| Job |
Collect every line that includes the string "matplotlib".

━━━

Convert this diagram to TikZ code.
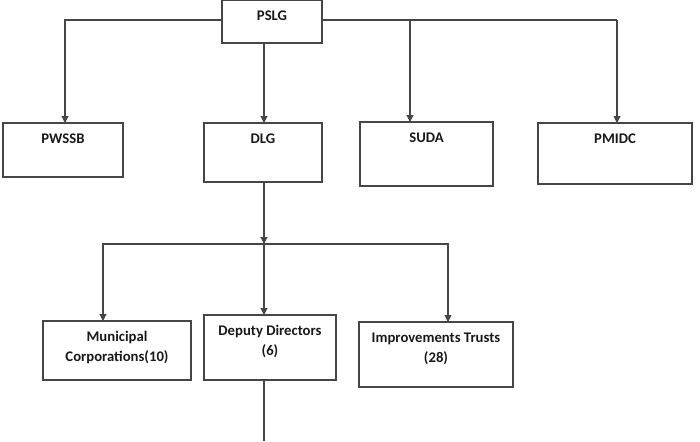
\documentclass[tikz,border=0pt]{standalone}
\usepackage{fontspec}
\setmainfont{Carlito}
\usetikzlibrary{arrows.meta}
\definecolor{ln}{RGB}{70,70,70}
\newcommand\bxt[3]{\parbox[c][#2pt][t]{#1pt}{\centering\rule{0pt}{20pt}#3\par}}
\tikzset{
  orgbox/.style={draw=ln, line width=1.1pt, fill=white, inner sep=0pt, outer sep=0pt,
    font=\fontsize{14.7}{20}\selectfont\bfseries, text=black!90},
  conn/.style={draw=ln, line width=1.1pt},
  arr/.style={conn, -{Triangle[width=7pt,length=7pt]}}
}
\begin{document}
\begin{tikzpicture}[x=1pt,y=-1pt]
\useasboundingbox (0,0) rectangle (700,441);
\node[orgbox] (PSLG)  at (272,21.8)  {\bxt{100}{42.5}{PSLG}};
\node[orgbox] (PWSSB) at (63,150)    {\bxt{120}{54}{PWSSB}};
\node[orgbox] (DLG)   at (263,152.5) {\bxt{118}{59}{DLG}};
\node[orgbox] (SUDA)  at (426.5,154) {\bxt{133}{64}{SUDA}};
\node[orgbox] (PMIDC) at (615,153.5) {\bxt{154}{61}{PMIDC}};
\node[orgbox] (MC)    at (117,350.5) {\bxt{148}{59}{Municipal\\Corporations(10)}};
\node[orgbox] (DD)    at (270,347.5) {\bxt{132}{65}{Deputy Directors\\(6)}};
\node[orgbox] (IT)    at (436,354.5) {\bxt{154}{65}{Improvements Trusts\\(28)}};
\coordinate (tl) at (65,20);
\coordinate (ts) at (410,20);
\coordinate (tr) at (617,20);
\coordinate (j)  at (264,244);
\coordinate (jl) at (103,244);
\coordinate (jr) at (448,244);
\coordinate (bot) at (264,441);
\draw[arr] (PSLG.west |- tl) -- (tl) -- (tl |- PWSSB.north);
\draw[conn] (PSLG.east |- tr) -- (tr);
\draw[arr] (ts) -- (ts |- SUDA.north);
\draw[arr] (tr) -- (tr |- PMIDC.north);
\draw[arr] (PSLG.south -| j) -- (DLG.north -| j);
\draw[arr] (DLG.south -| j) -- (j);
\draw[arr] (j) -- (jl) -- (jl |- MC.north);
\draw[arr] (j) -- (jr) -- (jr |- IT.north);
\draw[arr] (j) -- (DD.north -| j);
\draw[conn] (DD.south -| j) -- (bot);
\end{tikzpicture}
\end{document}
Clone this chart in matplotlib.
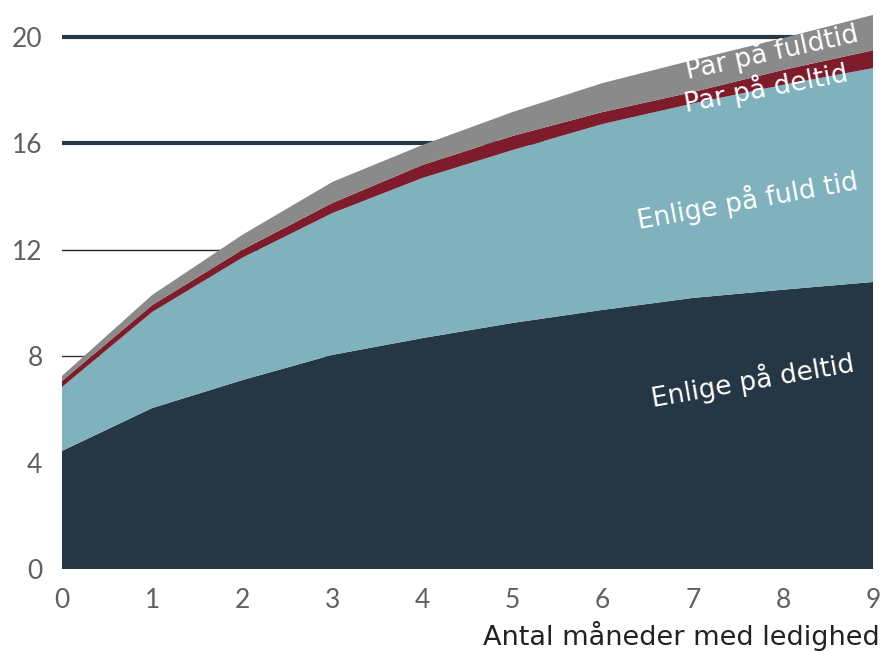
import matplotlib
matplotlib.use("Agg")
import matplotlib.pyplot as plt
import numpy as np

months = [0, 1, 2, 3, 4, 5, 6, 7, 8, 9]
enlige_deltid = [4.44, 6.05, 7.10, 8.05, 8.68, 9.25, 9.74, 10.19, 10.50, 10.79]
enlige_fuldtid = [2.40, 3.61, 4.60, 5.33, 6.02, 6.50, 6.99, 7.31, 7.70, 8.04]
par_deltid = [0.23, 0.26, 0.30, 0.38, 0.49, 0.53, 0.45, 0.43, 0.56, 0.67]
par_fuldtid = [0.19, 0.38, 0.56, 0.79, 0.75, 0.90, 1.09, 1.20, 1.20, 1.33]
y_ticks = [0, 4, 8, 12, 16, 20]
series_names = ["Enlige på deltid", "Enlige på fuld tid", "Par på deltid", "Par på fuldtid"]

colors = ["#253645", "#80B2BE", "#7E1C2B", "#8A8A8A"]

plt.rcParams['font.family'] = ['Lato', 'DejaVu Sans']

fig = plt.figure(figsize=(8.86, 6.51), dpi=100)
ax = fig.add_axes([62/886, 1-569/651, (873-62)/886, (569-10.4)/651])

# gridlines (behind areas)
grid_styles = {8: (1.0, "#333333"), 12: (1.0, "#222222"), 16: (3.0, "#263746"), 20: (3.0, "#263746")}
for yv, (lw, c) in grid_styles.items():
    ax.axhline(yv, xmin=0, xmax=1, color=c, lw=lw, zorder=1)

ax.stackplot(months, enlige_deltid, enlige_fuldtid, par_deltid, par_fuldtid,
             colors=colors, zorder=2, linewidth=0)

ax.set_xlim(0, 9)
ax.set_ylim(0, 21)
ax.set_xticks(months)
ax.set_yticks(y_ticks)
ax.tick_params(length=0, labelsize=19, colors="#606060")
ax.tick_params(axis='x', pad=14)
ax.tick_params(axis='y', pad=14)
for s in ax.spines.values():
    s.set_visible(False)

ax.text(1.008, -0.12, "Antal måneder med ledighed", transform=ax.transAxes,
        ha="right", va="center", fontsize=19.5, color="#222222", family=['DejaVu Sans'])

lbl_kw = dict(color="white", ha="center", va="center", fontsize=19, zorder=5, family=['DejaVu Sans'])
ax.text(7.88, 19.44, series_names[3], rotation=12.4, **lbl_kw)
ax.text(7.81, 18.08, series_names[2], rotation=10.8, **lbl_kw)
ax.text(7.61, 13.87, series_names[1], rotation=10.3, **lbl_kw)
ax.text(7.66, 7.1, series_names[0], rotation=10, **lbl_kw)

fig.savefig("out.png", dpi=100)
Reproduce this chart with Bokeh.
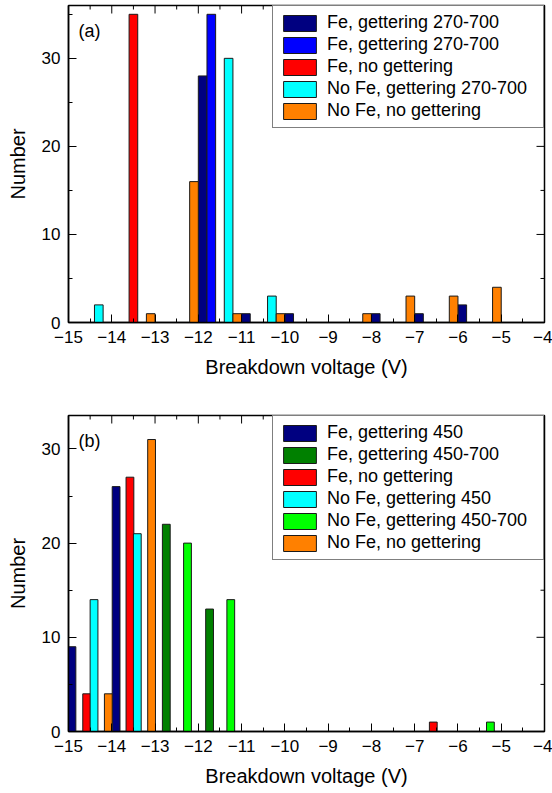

━━━

| Result of the exercise |
Clone this chart in matplotlib.
import matplotlib
matplotlib.use("Agg")
import matplotlib.pyplot as plt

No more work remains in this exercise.